Jakarta, IDN Times - Pakar Hukum Tata Negara sekaligus dosen Fakultas Hukum Universitas Indonesia, Titi Anggraini mendesak agar putusan Mahkamah Konstitusi (MK) Nomor 135/PUU-XXII/2024 terkait pemisahan pemilu nasional dan lokal segera ditindaklanjuti melalui pembahasan revisi Undang-Undang Pemilu. Ia menegaskan, putusan MK bukan solusi tunggal untuk mengatasi kompleksitas persoalan pemilu di Indonesia.
Hal itu disampaikan Titi Anggraini dalam diskusi daring bertajuk Ngoprek: Tindak Lanjut Putusan MK Terkait Penyelenggaraan Pemilu Anggota DPRD, Minggu (27/7/2025).
“Ketika kita bicara pemilu DPRD pascaputusan MK 135 tentang pemisahan pemilu, yang pertama ya tentu saja harus segerakan pembahasan RUU Pemilu. Karena putusan MK itu bukan obat bagi semua persoalan pemilu kita," kata Titi Anggraini.
1. Putusan MK 135 berimplikasi langsung terhadap pelaksanaan pemilu

Titi menekankan, pembaruan undang-undang pemilu sudah mendesak karena regulasi yang digunakan saat ini, yakni UU Nomor 7 Tahun 2017, belum pernah diubah sejak Pemilu 2019. Padahal, beberapa bagian dari UU tersebut sudah tidak relevan dan ada sebagian yang dibatalkan MK.
Ia mengatakan, putusan MK 135 berimplikasi langsung terhadap pelaksanaan pemilu di tingkat daerah, termasuk pengisian jabatan transisi dan mekanisme pendanaan.

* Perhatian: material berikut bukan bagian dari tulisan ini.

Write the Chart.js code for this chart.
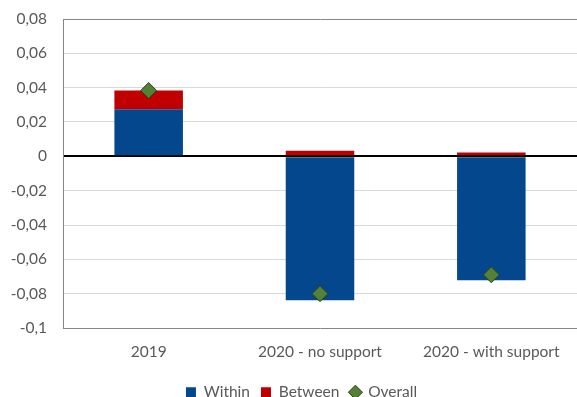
<!DOCTYPE html>
<html>
<head>
<meta charset="utf-8">
<script src="https://cdn.jsdelivr.net/npm/chart.js@4"></script>
<style>
  html, body { margin: 0; padding: 0; background: #fff; }
  #wrap { width: 577px; height: 397px; }
</style>
</head>
<body>
<div id="wrap"><canvas id="chart" width="577" height="397"></canvas></div>
<script>
// 各カテゴリの値
const categories = ["2019", "2020 - no support", "2020 - with support"];
const withinValues = [0.0274, -0.0839, -0.0722];
const betweenValues = [0.0110, 0.0033, 0.0022];
const overallValues = [0.0383, -0.0800, -0.0690];
const yTicks = [0.08, 0.06, 0.04, 0.02, 0, -0.02, -0.04, -0.06, -0.08, -0.1];

const fontFamily = "Lato, 'Open Sans', sans-serif";
const fontSize = 15.5;
const textColor = '#595959';

// 目盛ラベル（カンマ小数点）
function fmt(v) {
    if (Math.abs(v) < 1e-9) return '0';
    return String(Math.round(v * 100) / 100).replace('.', ',');
}

// 凡例を少し右へずらす
const legendShift = {
    id: 'legendShift',
    afterLayout(chart) {
        chart.legend.left += 13;
        chart.legend.right += 13;
    }
};

const ctx = document.getElementById('chart').getContext('2d');
new Chart(ctx, {
    type: 'bar',
    data: {
        labels: categories,
        datasets: [
            {
                label: 'Within',
                data: withinValues,
                backgroundColor: '#05478D',
                stack: 'bars',
                barPercentage: 0.4,
                categoryPercentage: 1,
                pointStyle: 'rect',
                order: 2
            },
            {
                label: 'Between',
                data: betweenValues,
                backgroundColor: '#C00000',
                stack: 'bars',
                barPercentage: 0.4,
                categoryPercentage: 1,
                pointStyle: 'rect',
                order: 2
            },
            {
                type: 'line',
                label: 'Overall',
                data: overallValues,
                stack: 'overall',
                showLine: false,
                pointStyle: 'rectRot',
                pointRadius: 8,
                pointBackgroundColor: '#548235',
                pointBorderColor: '#2E3B24',
                pointBorderWidth: 1,
                backgroundColor: '#548235',
                borderColor: '#2E3B24',
                order: 1
            }
        ]
    },
    plugins: [legendShift],
    options: {
        responsive: false,
        animation: false,
        layout: { autoPadding: false, padding: { top: 19, right: 0, left: 0, bottom: -13 } },
        plugins: {
            tooltip: { enabled: false },
            legend: {
                position: 'bottom',
                labels: {
                    usePointStyle: true,
                    boxWidth: 10,
                    boxHeight: 10,
                    color: textColor,
                    font: { family: fontFamily, size: fontSize },
                    padding: 11,
                    sort: (a, b) => a.datasetIndex - b.datasetIndex
                }
            }
        },
        scales: {
            x: {
                stacked: true,
                grid: { display: false },
                border: { display: false },
                ticks: {
                    color: textColor,
                    font: { family: fontFamily, size: fontSize },
                    padding: 7
                },
                afterFit: s => { s.height = 45.5; }
            },
            y: {
                stacked: true,
                min: -0.1,
                max: 0.08,
                afterBuildTicks: s => { s.ticks = yTicks.map(v => ({ value: v })); },
                afterFit: s => {
                    s.width = 63;
                    s.paddingTop = 0;
                    s.paddingBottom = 0;
                },
                border: { display: true, color: '#868686', width: 1 },
                grid: {
                    color: c => {
                        const v = c.tick.value;
                        if (Math.abs(v) < 1e-9) return '#000000';
                        if (Math.abs(v - 0.08) < 1e-9 || Math.abs(v + 0.1) < 1e-9) return '#868686';
                        return '#D9D9D9';
                    },
                    lineWidth: c => Math.abs(c.tick.value) < 1e-9 ? 2 : 1,
                    drawTicks: false
                },
                ticks: {
                    color: textColor,
                    font: { family: fontFamily, size: fontSize },
                    padding: 16,
                    callback: v => fmt(v)
                }
            }
        }
    }
});
</script>
</body>
</html>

Dia menjelaskan, terdapat lima undang-undang yang harus disesuaikan karena berimplikasi dengan putusan MK, yakni UU Pemilu, UU Pilkada, UU Partai Politik, UU Pemerintahan Daerah, serta UU Pemerintahan Aceh.
“Maka ada sejumlah undang-undang yang ikut terdampak, yang memerlukan penyelarasan, penyesuaian dan juga penataan pasca putusan MK 135 tentang pemisahan pemilu," ungkap Titi.

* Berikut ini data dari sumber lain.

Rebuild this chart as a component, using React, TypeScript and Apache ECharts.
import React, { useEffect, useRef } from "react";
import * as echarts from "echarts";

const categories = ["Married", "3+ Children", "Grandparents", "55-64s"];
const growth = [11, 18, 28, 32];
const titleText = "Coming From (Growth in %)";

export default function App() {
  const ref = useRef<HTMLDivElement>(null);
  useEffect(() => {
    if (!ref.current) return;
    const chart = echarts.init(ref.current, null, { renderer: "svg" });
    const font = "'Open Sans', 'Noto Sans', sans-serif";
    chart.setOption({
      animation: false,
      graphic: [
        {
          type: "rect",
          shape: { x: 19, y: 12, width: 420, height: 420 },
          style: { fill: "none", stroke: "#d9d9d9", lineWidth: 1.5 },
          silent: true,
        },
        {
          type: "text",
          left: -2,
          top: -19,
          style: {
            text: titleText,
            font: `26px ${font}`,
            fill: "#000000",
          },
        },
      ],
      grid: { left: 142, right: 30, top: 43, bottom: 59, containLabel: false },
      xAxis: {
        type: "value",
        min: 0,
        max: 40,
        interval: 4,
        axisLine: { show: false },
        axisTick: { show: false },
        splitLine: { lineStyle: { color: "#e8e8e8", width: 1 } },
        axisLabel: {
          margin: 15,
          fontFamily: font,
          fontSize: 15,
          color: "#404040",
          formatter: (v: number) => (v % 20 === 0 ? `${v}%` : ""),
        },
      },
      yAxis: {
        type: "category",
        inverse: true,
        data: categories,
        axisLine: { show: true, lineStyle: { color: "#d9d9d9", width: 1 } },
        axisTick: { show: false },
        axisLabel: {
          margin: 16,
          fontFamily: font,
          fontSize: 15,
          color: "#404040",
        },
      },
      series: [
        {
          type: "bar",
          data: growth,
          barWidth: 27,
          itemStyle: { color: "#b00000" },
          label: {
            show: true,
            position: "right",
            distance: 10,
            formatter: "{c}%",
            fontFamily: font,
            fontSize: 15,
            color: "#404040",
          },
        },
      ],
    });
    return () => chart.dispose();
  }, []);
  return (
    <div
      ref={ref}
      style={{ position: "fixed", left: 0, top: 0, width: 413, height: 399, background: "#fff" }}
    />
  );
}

2. Usul agar DPRD dan Kepala Daerah diperpanjang

Dalam diskusi itu, Titi turut menyoroti pentingnya untuk merumuskan mekanisme pengisian jabatan DPRD dan kepala daerah pada masa transisi antara pemilu 2024 dan pelaksanaan pemilu daerah berikutnya pada 2031. Ia mengusulkan agar masa jabatan anggota DPRD dan kepala daerah hasil pemilu 2024 diperpanjang sampai terpilih pejabat definitif hasil pemilu daerah 2031.
Ia tidak setuju bila mekanisme penunjukan penjabat kepala daerah karena prosesnya dilakukan dalam ruang-ruang gelap, yang tak bisa diakses.

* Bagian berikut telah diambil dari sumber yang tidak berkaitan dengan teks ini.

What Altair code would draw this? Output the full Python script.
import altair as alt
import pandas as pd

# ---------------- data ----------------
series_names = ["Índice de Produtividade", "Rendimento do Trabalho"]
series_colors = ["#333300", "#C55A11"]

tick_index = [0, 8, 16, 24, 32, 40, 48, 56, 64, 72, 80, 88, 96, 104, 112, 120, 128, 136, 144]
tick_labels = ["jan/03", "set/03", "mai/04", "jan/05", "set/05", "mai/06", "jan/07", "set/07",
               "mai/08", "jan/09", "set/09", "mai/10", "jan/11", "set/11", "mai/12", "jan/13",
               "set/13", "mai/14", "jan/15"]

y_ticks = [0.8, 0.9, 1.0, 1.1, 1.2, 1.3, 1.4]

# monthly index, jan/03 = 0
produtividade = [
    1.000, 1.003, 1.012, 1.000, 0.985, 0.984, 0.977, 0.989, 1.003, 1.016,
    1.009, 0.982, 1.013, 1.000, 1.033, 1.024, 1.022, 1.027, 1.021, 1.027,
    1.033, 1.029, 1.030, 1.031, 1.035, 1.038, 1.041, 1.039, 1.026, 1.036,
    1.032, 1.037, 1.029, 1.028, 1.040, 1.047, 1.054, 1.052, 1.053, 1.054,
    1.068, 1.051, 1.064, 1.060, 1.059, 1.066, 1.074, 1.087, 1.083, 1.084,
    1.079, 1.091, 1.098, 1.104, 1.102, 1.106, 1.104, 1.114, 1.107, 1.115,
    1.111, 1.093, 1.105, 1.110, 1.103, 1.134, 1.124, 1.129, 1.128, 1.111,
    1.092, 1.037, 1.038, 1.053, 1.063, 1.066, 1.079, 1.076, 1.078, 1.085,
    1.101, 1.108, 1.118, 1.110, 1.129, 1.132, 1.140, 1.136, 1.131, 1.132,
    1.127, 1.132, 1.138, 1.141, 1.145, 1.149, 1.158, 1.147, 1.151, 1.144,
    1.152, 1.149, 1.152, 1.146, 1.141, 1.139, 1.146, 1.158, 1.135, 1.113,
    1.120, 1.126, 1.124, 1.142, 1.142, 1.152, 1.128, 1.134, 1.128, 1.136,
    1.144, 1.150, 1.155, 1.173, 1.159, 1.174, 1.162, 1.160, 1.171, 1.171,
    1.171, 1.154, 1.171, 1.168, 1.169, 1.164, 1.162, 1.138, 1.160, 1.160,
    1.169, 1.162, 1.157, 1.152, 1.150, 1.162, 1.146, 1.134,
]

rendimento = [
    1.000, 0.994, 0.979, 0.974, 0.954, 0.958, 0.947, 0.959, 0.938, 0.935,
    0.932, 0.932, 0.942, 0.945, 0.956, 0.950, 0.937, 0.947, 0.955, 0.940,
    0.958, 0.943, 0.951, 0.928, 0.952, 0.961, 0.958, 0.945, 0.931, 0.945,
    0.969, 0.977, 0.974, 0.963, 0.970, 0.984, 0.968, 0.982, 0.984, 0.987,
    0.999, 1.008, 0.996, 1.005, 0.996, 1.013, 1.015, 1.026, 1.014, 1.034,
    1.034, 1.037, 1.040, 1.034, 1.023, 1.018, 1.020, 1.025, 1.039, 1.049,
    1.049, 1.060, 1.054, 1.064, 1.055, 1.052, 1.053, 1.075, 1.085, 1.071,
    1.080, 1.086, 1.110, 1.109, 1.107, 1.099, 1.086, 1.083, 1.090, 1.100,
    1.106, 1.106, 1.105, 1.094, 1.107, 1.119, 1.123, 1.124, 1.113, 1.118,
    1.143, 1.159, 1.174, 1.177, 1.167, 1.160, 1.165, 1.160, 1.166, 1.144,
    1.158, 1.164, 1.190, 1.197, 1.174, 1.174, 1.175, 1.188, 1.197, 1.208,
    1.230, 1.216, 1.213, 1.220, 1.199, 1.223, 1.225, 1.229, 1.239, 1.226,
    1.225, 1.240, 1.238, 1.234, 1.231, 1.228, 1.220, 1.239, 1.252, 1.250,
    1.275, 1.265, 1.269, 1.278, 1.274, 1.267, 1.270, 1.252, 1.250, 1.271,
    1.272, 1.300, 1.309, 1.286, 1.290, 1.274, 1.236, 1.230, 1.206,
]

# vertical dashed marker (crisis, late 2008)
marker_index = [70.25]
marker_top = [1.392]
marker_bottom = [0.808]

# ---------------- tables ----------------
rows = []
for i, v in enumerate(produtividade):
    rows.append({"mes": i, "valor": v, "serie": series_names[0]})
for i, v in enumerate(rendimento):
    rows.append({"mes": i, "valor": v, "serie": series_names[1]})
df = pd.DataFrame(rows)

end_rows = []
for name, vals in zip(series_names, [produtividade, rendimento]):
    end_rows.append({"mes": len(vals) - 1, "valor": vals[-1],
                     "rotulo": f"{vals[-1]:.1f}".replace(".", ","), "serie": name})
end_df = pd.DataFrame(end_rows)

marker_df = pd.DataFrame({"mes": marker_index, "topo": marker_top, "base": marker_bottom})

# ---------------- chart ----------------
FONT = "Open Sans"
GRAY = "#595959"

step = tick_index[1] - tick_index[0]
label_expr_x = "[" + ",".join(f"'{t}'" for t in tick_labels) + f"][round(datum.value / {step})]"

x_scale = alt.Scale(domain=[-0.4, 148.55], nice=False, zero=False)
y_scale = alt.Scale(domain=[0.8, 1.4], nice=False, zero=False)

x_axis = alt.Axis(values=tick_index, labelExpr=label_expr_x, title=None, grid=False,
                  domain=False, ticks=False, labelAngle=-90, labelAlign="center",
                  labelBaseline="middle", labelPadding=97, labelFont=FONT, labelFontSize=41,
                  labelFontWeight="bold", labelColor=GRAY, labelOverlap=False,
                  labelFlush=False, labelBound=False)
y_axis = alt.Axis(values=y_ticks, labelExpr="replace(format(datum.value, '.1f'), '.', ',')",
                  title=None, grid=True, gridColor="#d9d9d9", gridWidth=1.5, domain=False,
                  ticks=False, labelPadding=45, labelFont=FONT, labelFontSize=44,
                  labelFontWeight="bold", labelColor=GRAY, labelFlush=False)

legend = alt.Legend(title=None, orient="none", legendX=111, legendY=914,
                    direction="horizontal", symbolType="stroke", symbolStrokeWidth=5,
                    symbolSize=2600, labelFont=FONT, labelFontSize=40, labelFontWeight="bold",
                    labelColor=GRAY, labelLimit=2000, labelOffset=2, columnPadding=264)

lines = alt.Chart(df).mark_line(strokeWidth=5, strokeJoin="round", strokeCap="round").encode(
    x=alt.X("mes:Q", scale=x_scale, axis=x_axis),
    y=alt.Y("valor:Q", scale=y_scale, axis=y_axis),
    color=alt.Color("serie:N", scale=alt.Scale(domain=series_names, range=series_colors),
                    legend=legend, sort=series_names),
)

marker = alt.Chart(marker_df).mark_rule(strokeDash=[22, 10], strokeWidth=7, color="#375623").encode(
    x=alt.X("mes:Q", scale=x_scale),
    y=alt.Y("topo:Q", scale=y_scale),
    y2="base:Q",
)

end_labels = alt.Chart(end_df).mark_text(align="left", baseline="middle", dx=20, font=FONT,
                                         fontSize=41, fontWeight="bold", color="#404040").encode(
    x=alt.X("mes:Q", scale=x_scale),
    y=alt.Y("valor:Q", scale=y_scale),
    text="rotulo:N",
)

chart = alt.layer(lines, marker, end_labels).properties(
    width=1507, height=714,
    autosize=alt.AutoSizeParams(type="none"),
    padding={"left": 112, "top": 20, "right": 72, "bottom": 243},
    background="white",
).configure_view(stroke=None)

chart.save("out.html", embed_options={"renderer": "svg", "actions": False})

"Kalau boleh mengusulkan di antara banyak pilihan lain, apakah pemilu sela, penjabat, maka usulan yang mengedepankan asas manfaat, legitimasi, dan proporsionalitas perlakuan adalah perpanjangan masa jabatan anggota DPRD dan kepala daerah hasil pemilihan 2024 sampai dengan ada pejabat definitif," tambahnya.
3. Pembiayaan pemilu lokal bersumber dari APBN

Selain itu, Titi mengusulkan agar pembiayaan pemilu daerah, baik untuk DPRD maupun kepala daerah, dibebankan sepenuhnya pada APBN. Hal itu dinilai lebih efisien dan menjamin keseragaman standar pendanaan. Termasuk mendorong penghapusan ambang batas pencalonan kepala daerah untuk mendorong kaderisasi politik dan mencegah dominasi partai besar.
“Supaya partai itu berkeringat begitu ya untuk memenangkan DPRD dan juga Pilkada. Juga untuk optimalisasi kaderisasi dan rekrutmen politik demokratis," kata dia.
Merujuk pada pertimbangan hukum MK dalam putusan Nomor 62/PUU-XXII/2024 yang menyebut perlunya rekayasa konstitusional agar kompetisi politik lebih terbuka dan inklusif.
"Partai terdorong untuk mencalonkan kader-kader terbaiknya untuk Pilkada karena ambang batasnya dihapus sehingga bisa berkontribusi pada perolehan atau pemenangan kursi partai," sambungnya.
Meski demikian, Titi menegaskan bahwa putusan MK bersifat final dan mengikat. Penghormatan terhadap putusan MK merupakan bagian penting dari konsolidasi demokrasi dan kepastian hukum pemilu.
“Penghormatan terhadap putusan MK dan terus mengawal MK supaya independen begitu ya, itu menjadi satu kewajiban yang melekat juga pada kita," kata dia.
Diketahui, MK memerintahkan pelaksanaan pemilihan umum (Pemilu) nasional dan daerah mulai 2029 dipisah. Keputusan itu termaktub dalam putusan Nomor 135/PUU-XXII/2024. Pemilu nasional berarti ditujukan untuk memilih anggota DPR, DPD, dan presiden/wakil presiden. Sedangkan Pileg DPRD provinsi hingga kabupaten/kota akan dilaksanakan bersamaan dengan Pilkada.